It can be hard to protect yourself from the onslaught of opinions and advice and judgement. It could overwhelm you if you let it. Seep into your pores, and sit in your skin, like it lives there, but it doesn’t live there. It doesn’t belong. It sits there mimicking your skin telling you that you are a crap mother or a crap person or you are mean or you are not enough. Not crafty enough. Not smart enough. Not tidy enough. Not fun enough. Not nice enough. Not inspirational enough. Not happy enough. Telling you that you are without something that you need. But it doesn’t belong there. And if you care about yourself, you can’t let it stay. One day you have to look at yourself in the mirror, hard. And shake it off. It can’t stay.
There are two things that protect you from that.
You have to know who you are. If you know who you are it doesn’t matter if someone else thinks you are boring, ugly, stupid, annoying or just plain doing it wrong. Because you know who you are. You know all the things about yourself that they can never know. You know that you are funny. Sure, not everyone thinks you are funny. But you know there are people who get you and think you are freaking hilarious. You know that you have a beautiful spirit and you ache for the hardships of others. You know that you try really hard, at everything, even when failure is a certainty. You know that you move mountains for your friends and you do all manner of stupid stuff just to make them smile. You know who you are. And you are a good person. Sometimes people see it. Sometimes they don’t. But the only thing that matters is that you see it.

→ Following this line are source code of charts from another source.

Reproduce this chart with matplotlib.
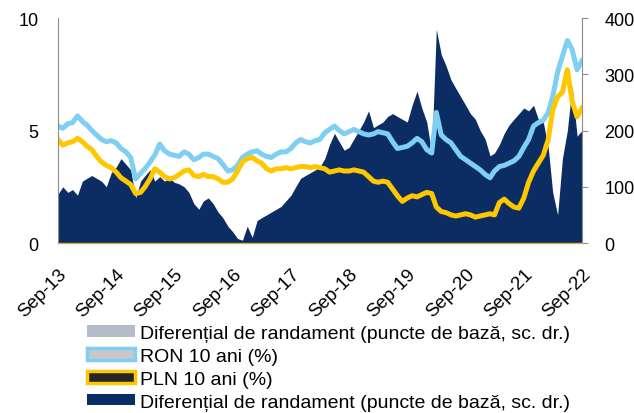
import numpy as np
import pandas as pd
import matplotlib
matplotlib.use("Agg")
import matplotlib.pyplot as plt
from matplotlib.patches import Patch

plt.rcParams['font.family'] = ['Liberation Sans', 'DejaVu Sans']

# monthly readings, Sep 2013 .. Sep 2022
dates = pd.date_range('2013-09-01', periods=109, freq='MS')

ron = [5.2, 5.1, 5.3, 5.35, 5.65, 5.4, 5.25, 5.0, 4.8, 4.6, 4.5, 4.55,
       4.45, 4.2, 4.05, 3.8, 2.85, 3.1, 3.3, 3.6, 3.9, 4.4, 4.1, 3.95,
       3.9, 3.85, 4.05, 3.95, 3.7, 3.8, 3.95, 3.95, 3.85, 3.75, 3.5, 3.2,
       3.25, 3.45, 3.8, 3.95, 4.05, 4.1, 3.95, 3.85, 3.8, 3.95, 4.05, 4.05,
       4.2, 4.45, 4.6, 4.5, 4.45, 4.55, 4.6, 4.9, 5.05, 5.2, 5.0, 4.85,
       4.95, 5.05, 4.95, 4.85, 4.8, 4.85, 4.95, 4.9, 4.85, 4.5, 4.2, 4.25,
       4.3, 4.45, 4.65, 4.5, 4.15, 4.0, 5.8, 4.8, 4.6, 4.45, 4.15, 3.85,
       3.7, 3.55, 3.4, 3.25, 3.05, 2.9, 3.2, 3.4, 3.45, 3.55, 3.65, 3.85,
       4.25, 4.6, 5.2, 5.35, 5.45, 5.8, 6.5, 7.6, 8.3, 9.0, 8.6, 7.7,
       8.1]

pln = [4.6, 4.35, 4.45, 4.5, 4.65, 4.5, 4.3, 4.15, 3.85, 3.6, 3.45, 3.35,
       3.15, 2.9, 2.75, 2.6, 2.2, 2.25, 2.5, 2.85, 3.3, 3.15, 2.95, 2.85,
       2.9, 3.05, 3.2, 3.25, 3.0, 2.95, 3.05, 2.95, 2.95, 2.85, 2.7, 2.7,
       2.85, 3.2, 3.6, 3.75, 3.8, 3.65, 3.55, 3.3, 3.2, 3.3, 3.3, 3.35,
       3.3, 3.35, 3.4, 3.4, 3.35, 3.4, 3.35, 3.3, 3.15, 3.2, 3.25, 3.2,
       3.2, 3.25, 3.2, 3.15, 2.95, 2.75, 2.7, 2.75, 2.7, 2.4, 2.1, 1.85,
       2.0, 2.1, 2.05, 2.15, 2.25, 2.2, 1.6, 1.4, 1.35, 1.25, 1.2, 1.25,
       1.3, 1.25, 1.15, 1.2, 1.25, 1.3, 1.25, 1.8, 1.95, 1.75, 1.6, 1.55,
       2.0, 2.7, 3.2, 3.55, 3.9, 4.6, 5.9, 6.5, 6.7, 7.7, 6.3, 5.6,
       6.0]

spread = [87, 100, 90, 95, 85, 110, 115, 120, 115, 110, 100, 125,
          135, 150, 140, 130, 80, 110, 120, 130, 110, 118, 110, 115,
          108, 105, 100, 90, 70, 60, 75, 80, 70, 55, 45, 30,
          20, 8, 5, 30, 10, 40, 45, 50, 55, 60, 65, 75,
          85, 100, 115, 120, 125, 130, 135, 150, 175, 195, 180, 165,
          170, 185, 200, 215, 235, 205, 210, 215, 225, 230, 225, 220,
          215, 245, 270, 240, 215, 160, 380, 335, 315, 290, 275, 260,
          245, 230, 220, 200, 185, 155, 160, 175, 195, 210, 220, 230,
          240, 235, 245, 220, 215, 170, 90, 50, 150, 200, 280, 190,
          200]

tick_dates = pd.date_range('2013-09-01', periods=10, freq='12MS')
tick_labels = [d.strftime('%b-%y') for d in tick_dates]

navy = '#0B2D63'
lightblue = '#7FCFF3'
yellow = '#FFC700'

fig = plt.figure(figsize=(6.34, 4.14), dpi=100)
ax = fig.add_axes([0.0915, 0.4106, 0.8265, 0.5435])
ax2 = ax.twinx()
ax2.set_zorder(ax.get_zorder() - 1)
ax.patch.set_visible(False)

ax2.fill_between(dates, 0, spread, color=navy, linewidth=0)
ax.plot(dates, ron, color=lightblue, lw=3.6)
ax.plot(dates, pln, color=yellow, lw=3.6)

ax.set_ylim(0, 10)
ax2.set_ylim(0, 400)
ax.set_xlim(dates[0], dates[-1])
ax.set_yticks([0, 5, 10])
ax2.set_yticks([0, 100, 200, 300, 400])
ax.set_xticks(tick_dates)
ax.set_xticklabels(tick_labels, rotation=45, ha='right', rotation_mode='anchor')

for a in (ax, ax2):
    for s in a.spines.values():
        s.set_visible(False)
ax.spines['left'].set_visible(True)
ax.spines['left'].set_color('#8C8C8C')
ax.spines['bottom'].set_visible(True)
ax.spines['bottom'].set_color('#D9B040')
ax.spines['bottom'].set_linewidth(1.0)
ax2.spines['right'].set_visible(True)
ax2.spines['right'].set_color('#8C8C8C')

ax.tick_params(axis='y', length=0, pad=14, labelsize=13)
ax.tick_params(axis='x', length=0, pad=16, labelsize=13.5)
ax2.tick_params(axis='y', length=4, color='#8C8C8C', pad=12, labelsize=13)

handles = [
    Patch(facecolor='#B4BCC8', edgecolor='none'),
    Patch(facecolor='#C8C8C8', edgecolor=lightblue, linewidth=2.5),
    Patch(facecolor='#262626', edgecolor=yellow, linewidth=2.5),
    Patch(facecolor=navy, edgecolor='none'),
]
labels = [
    'Diferențial de randament (puncte de bază, sc. dr.)',
    'RON 10 ani (%)',
    'PLN 10 ani (%)',
    'Diferențial de randament (puncte de bază, sc. dr.)',
]
fig.legend(handles, labels, loc='upper left', bbox_to_anchor=(87 / 634, 1 - 326 / 414),
           frameon=False, fontsize=14, handlelength=2.45, handleheight=0.55,
           handletextpad=0.28, labelspacing=0.3, borderpad=0, borderaxespad=0)

fig.savefig('out.png', dpi=100)
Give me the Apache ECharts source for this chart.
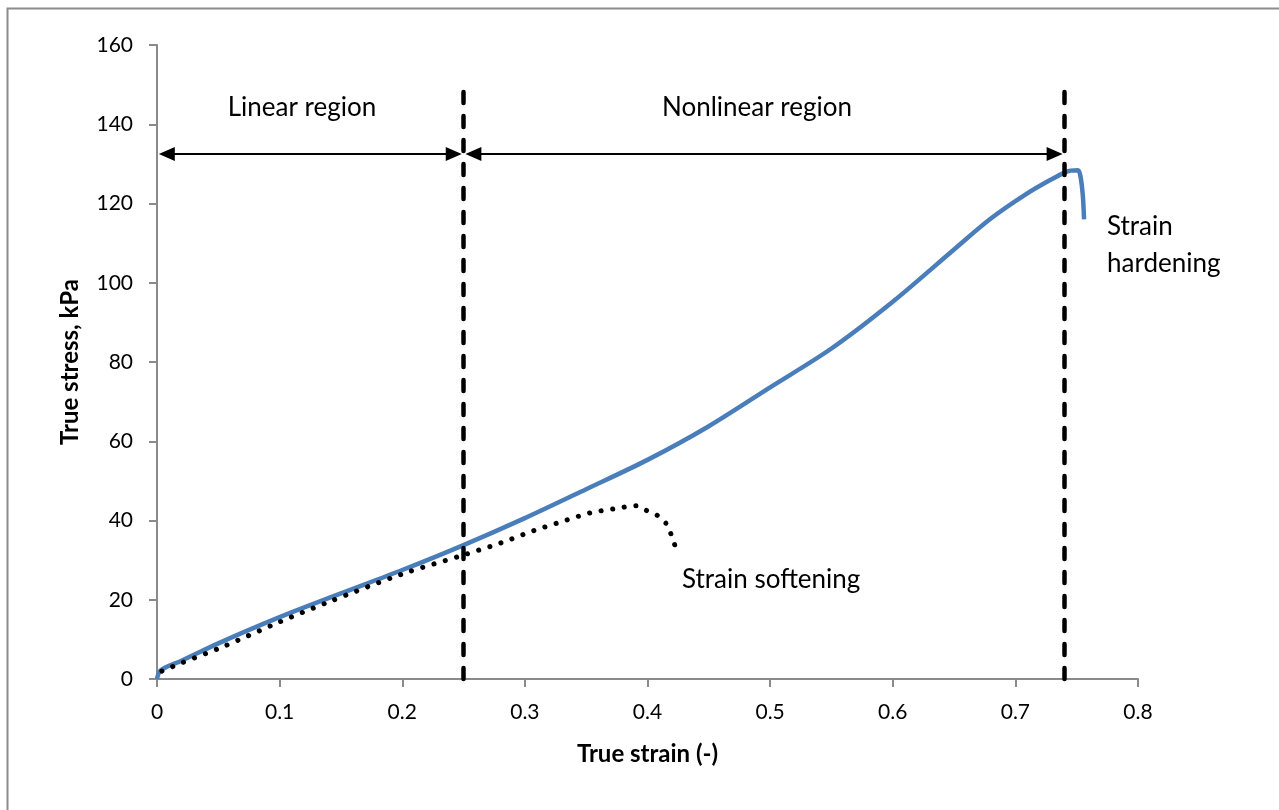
<!DOCTYPE html>
<html>
<head>
<meta charset="utf-8">
<script src="https://cdn.jsdelivr.net/npm/echarts@6/dist/echarts.min.js"></script>
<style>
  html, body { margin: 0; padding: 0; background: #fff; }
  #myChart { width: 1279px; height: 810px; }
</style>
</head>
<body>
<div id="myChart"></div>
<script>
// hardening curve (blue), strain vs stress
var hardStrain = [0, 0.003, 0.02, 0.05, 0.1, 0.15, 0.2, 0.25, 0.3, 0.35, 0.4, 0.45, 0.5, 0.55, 0.6, 0.65, 0.68, 0.71, 0.73, 0.74, 0.745, 0.751, 0.753, 0.755, 0.756];
var hardStress = [0, 2.2, 4.6, 9.0, 15.6, 21.6, 27.5, 33.8, 40.6, 47.9, 55.3, 63.8, 73.6, 83.4, 95.2, 108.4, 116.2, 122.6, 126.2, 127.8, 128.3, 128.4, 127.0, 122.0, 116.0];

// softening curve (dotted black)
var softStrain = [0.004, 0.018, 0.055, 0.1, 0.138, 0.2, 0.25, 0.28, 0.307, 0.334, 0.353, 0.372, 0.391, 0.4, 0.409, 0.416, 0.42, 0.423];
var softStress = [2.0, 3.8, 8.3, 14.4, 19.2, 26.5, 31.3, 34.3, 37.4, 40.1, 41.9, 42.9, 43.7, 42.4, 41.1, 38.9, 35.8, 33.1];

// region borders and arrow level
var regionBounds = [0, 0.25, 0.74];
var boundTop = 149;
var arrowLevel = 132.5;

var font = "Lato, 'Open Sans', sans-serif";

function pairs(xs, ys) {
  return xs.map(function (x, i) { return [x, ys[i]]; });
}

var myChart = echarts.init(document.getElementById("myChart"));

myChart.setOption({
  animation: false,
  backgroundColor: "#fff",
  grid: { left: 157, right: 141, top: 45, bottom: 131 },
  xAxis: {
    type: "value",
    min: 0,
    max: 0.8,
    interval: 0.1,
    name: "True strain (-)",
    nameLocation: "middle",
    nameGap: 63,
    nameTextStyle: { fontFamily: font, fontWeight: "bold", fontSize: 24, color: "#000" },
    axisLine: { lineStyle: { color: "#8a8a8a", width: 2 } },
    axisTick: { length: 8, lineStyle: { color: "#8a8a8a", width: 2 } },
    axisLabel: {
      margin: 23,
      fontFamily: font, fontSize: 21, color: "#000",
      formatter: function (v) { return String(+v.toFixed(1)); }
    },
    splitLine: { show: false }
  },
  yAxis: {
    type: "value",
    min: 0,
    max: 160,
    interval: 20,
    name: "True stress, kPa",
    nameLocation: "middle",
    nameGap: 75,
    nameTextStyle: { fontFamily: font, fontWeight: "bold", fontSize: 24, color: "#000" },
    axisLine: { show: true, lineStyle: { color: "#8a8a8a", width: 2 } },
    axisTick: { show: true, length: 8, lineStyle: { color: "#8a8a8a", width: 2 } },
    axisLabel: { margin: 24, fontFamily: font, fontSize: 21, color: "#000" },
    splitLine: { show: false }
  },
  series: [
    {
      name: "softening",
      type: "line",
      data: pairs(softStrain, softStress),
      smooth: 0.3,
      showSymbol: false,
      z: 3,
      lineStyle: { color: "#000", width: 5, type: [0.1, 11.6], cap: "round" }
    },
    {
      name: "hardening",
      type: "line",
      data: pairs(hardStrain, hardStress),
      smooth: 0.3,
      showSymbol: false,
      z: 2,
      lineStyle: { color: "#4a7ebb", width: 4.5 }
    },
    {
      name: "bounds",
      type: "line",
      data: [],
      z: 4,
      markLine: {
        silent: true,
        symbol: ["none", "none"],
        label: { show: false },
        lineStyle: { color: "#000", width: 4.5, type: [11, 13], cap: "round" },
        data: regionBounds.slice(1).map(function (b) {
          return [{ coord: [b, 0] }, { coord: [b, boundTop] }];
        })
      }
    },
    {
      name: "arrows",
      type: "line",
      data: [],
      z: 5,
      markLine: {
        silent: true,
        symbol: ["triangle", "triangle"],
        symbolSize: [14, 16],
        label: { show: false },
        lineStyle: { color: "#000", width: 2, type: "solid" },
        data: [
          [{ coord: [regionBounds[0] + 0.008, arrowLevel] }, { coord: [regionBounds[1] - 0.008, arrowLevel] }],
          [{ coord: [regionBounds[1] + 0.008, arrowLevel] }, { coord: [regionBounds[2] - 0.008, arrowLevel] }]
        ]
      }
    }
  ],
  graphic: [
    {
      type: "rect",
      left: 5, top: 6,
      shape: { width: 1273, height: 830 },
      style: { fill: "none", stroke: "#8c8c8c", lineWidth: 2 },
      silent: true
    },
    {
      type: "text", x: 302, y: 108,
      style: { text: "Linear region", font: "26px " + font, fill: "#000", textAlign: "center", textVerticalAlign: "middle" }
    },
    {
      type: "text", x: 757, y: 108,
      style: { text: "Nonlinear region", font: "26px " + font, fill: "#000", textAlign: "center", textVerticalAlign: "middle" }
    },
    {
      type: "text", x: 682, y: 580,
      style: { text: "Strain softening", font: "26px " + font, fill: "#000", textVerticalAlign: "middle" }
    },
    {
      type: "text", x: 1107, y: 227,
      style: { text: "Strain", font: "26px " + font, fill: "#000", textVerticalAlign: "middle" }
    },
    {
      type: "text", x: 1107, y: 264,
      style: { text: "hardening", font: "26px " + font, fill: "#000", textVerticalAlign: "middle" }
    }
  ]
});
</script>
</body>
</html>
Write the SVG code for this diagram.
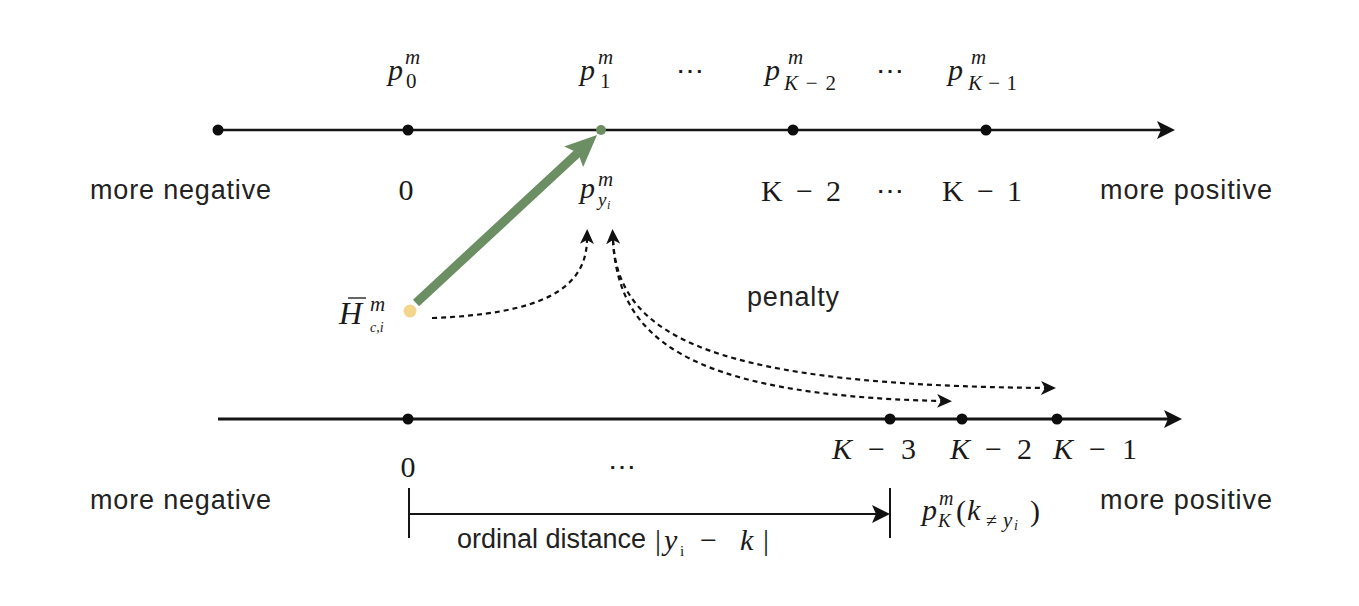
<svg xmlns="http://www.w3.org/2000/svg" width="1359" height="606" viewBox="0 0 1359 606">
<style>
.m{font-family:"Liberation Serif","DejaVu Serif",serif;fill:#1a1a1a}
.i{font-style:italic}
.L{font-size:30px}
.s{font-size:21px}
.t{font-size:14px}
.dots{font-family:"DejaVu Serif","Liberation Serif",serif;font-size:28px;fill:#1a1a1a;text-anchor:middle}
.sans{font-family:"Liberation Sans",Arial,sans-serif;font-size:27px;fill:#222}
.axis{stroke:#151515;fill:none}
.dash{stroke:#111;stroke-width:2.2;fill:none;stroke-dasharray:5 4}
.dot{fill:#0d0d0d}
</style>
<defs>
<marker id="axhead" markerUnits="userSpaceOnUse" viewBox="0 0 18 18" markerWidth="18" markerHeight="18" refX="4" refY="9" orient="auto">
<path d="M0,0 L18,9 L0,18 L4,9 Z" fill="#111"/>
</marker>
<marker id="dhead" markerUnits="userSpaceOnUse" viewBox="0 0 15 14" markerWidth="15" markerHeight="14" refX="4" refY="7" orient="auto-start-reverse">
<path d="M0,0 L15,7 L0,14 L4,7 Z" fill="#111"/>
</marker>
<marker id="ghead" markerUnits="userSpaceOnUse" viewBox="0 0 32 28" markerWidth="32" markerHeight="28" refX="6" refY="14" orient="auto">
<path d="M0,0 L32,14 L0,28 L6,14 Z" fill="#6b8e63"/>
</marker>
</defs>
<rect width="1359" height="606" fill="#fff"/>

<g id="connectors">
<path class="axis" stroke-width="2.5" d="M218,130 L1161,130" marker-end="url(#axhead)"/>
<path class="axis" stroke-width="3" d="M218,419 L1168,419" marker-end="url(#axhead)"/>
<path class="dash" d="M432,318 C540,314 586,290 587,240" marker-end="url(#dhead)"/>
<path class="dash" d="M613,240 C618,340 720,385 1045,388" marker-start="url(#dhead)" marker-end="url(#dhead)"/>
<path class="dash" d="M613,240 C618,335 680,395 941,401" marker-end="url(#dhead)"/>
<path d="M416,303 L578,152.7" stroke="#6b8e63" stroke-width="9" fill="none" marker-end="url(#ghead)"/>
<path class="axis" stroke-width="2" d="M409,488 L409,538 M890,488 L890,538"/>
<path class="axis" stroke-width="2" d="M409,514 L876,514" marker-end="url(#axhead)"/>
</g>

<g id="top-axis-nodes">
<circle class="dot" cx="218" cy="130" r="5.5"/>
<circle class="dot" cx="408" cy="130" r="5.5"/>
<circle cx="601" cy="130" r="5" fill="#6b8e63"/>
<circle class="dot" cx="793" cy="130" r="5.5"/>
<circle class="dot" cx="986" cy="130" r="5.5"/>
</g>

<g id="bottom-axis-nodes">
<circle class="dot" cx="408" cy="419" r="5.5"/>
<circle class="dot" cx="890" cy="419" r="5.5"/>
<circle class="dot" cx="962" cy="419" r="5.5"/>
<circle class="dot" cx="1057" cy="419" r="5.5"/>
</g>

<g id="embedding-node">
<circle cx="410" cy="311" r="6.5" fill="#f3d68c"/>
<text class="m i" font-size="32" x="339" y="324">H</text>
<path d="M348,298 L366,298" stroke="#333" stroke-width="1.5"/>
<text class="m i s" x="370" y="311">m</text>
<text class="m i t" x="370" y="332">c,i</text>
</g>

<g id="top-labels">
<text class="m i L" x="388" y="80">p</text>
<text class="m i s" x="405" y="64">m</text>
<text class="m s" x="406" y="88">0</text>

<text class="m i L" x="580" y="80">p</text>
<text class="m i s" x="598" y="64">m</text>
<text class="m s" x="600" y="88">1</text>

<text class="dots" x="690" y="80">⋯</text>

<text class="m i L" x="765" y="80">p</text>
<text class="m i s" x="788" y="64">m</text>
<text class="m s" x="784" y="90" textLength="52" lengthAdjust="spacing"><tspan class="i">K</tspan>−2</text>

<text class="dots" x="890" y="80">⋯</text>

<text class="m i L" x="948" y="80">p</text>
<text class="m i s" x="971" y="64">m</text>
<text class="m s" x="968" y="90" textLength="49" lengthAdjust="spacing"><tspan class="i">K</tspan>−1</text>
</g>

<g id="top-row2-labels">
<text class="sans" x="90" y="199" textLength="181" lengthAdjust="spacing">more negative</text>
<text class="m L" x="406" y="200" text-anchor="middle">0</text>
<text class="m i L" x="580" y="198">p</text>
<text class="m i s" x="598" y="186">m</text>
<text class="m i" font-size="19" x="598" y="206">y</text>
<text class="m i" font-size="12" x="607" y="209">i</text>
<text class="m L" x="801" y="201" text-anchor="middle" textLength="80" lengthAdjust="spacing">K − 2</text>
<text class="dots" x="890" y="200">⋯</text>
<text class="m L" x="982" y="201" text-anchor="middle" textLength="80" lengthAdjust="spacing">K − 1</text>
<text class="sans" x="1100" y="199" textLength="172" lengthAdjust="spacing">more positive</text>
</g>

<g id="penalty-label">
<text class="sans" x="747" y="306" textLength="92" lengthAdjust="spacing">penalty</text>
</g>

<g id="bottom-labels">
<text class="m L" x="874" y="459" text-anchor="middle" textLength="84" lengthAdjust="spacing"><tspan class="i">K</tspan> − 3</text>
<text class="m L" x="991" y="459" text-anchor="middle" textLength="82" lengthAdjust="spacing"><tspan class="i">K</tspan> − 2</text>
<text class="m L" x="1095" y="459" text-anchor="middle" textLength="84" lengthAdjust="spacing"><tspan class="i">K</tspan> − 1</text>
<text class="m L" x="408" y="477" text-anchor="middle">0</text>
<text class="dots" x="622" y="476">⋯</text>
<text class="sans" x="90" y="509" textLength="181" lengthAdjust="spacing">more negative</text>
<text class="sans" x="1100" y="509" textLength="172" lengthAdjust="spacing">more positive</text>
</g>

<g id="distance-labels">
<text class="sans" x="457" y="548">ordinal distance</text>
<text class="m L" x="655" y="550">|</text>
<text class="m i L" x="664" y="550">y</text>
<text class="m" font-size="15" x="680" y="556">i</text>
<text class="m L" x="700" y="550">−</text>
<text class="m i L" x="740" y="550">k</text>
<text class="m L" x="763" y="550">|</text>

<text class="m i L" x="922" y="520">p</text>
<text class="m i" font-size="20" x="939" y="505">m</text>
<text class="m i" font-size="19" x="938" y="527">K</text>
<text class="m L" x="956" y="521">(</text>
<text class="m i L" x="967" y="520">k</text>
<text class="m" font-size="20" x="986" y="527">≠</text>
<text class="m i" font-size="21" x="1003" y="527">y</text>
<text class="m i" font-size="14" x="1014" y="530">i</text>
<text class="m L" x="1030" y="521">)</text>
</g>
</svg>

And you know what I tell myself when insults start getting thrown my way or judgements are shot in my direction. Or even if they aren’t really directed at me, but it feels like they are. I think to myself, I would be able to come up with a better insult than that. I could craft it more beautifully, or make it more eloquent or make it more damn poetic. I could make that boring, repetitive, mind numbingly predictable insult more interesting if I had a mind to. Because no one can insult me like I can. No one can say anything that I haven’t already told myself. Except my version is more mean. And all of a sudden that insult is gone. That judgement isn’t even close to getting near my skin. Because it can’t stay. And it’s gone.
One of my favourite quotes of all time comes from Maya Angelou. I think it was in the context of abusive relationships but really, it’s such a great approach. She said ‘when somebody shows you who they are, believe them’
I know who I am. All I can do is ask that you believe me.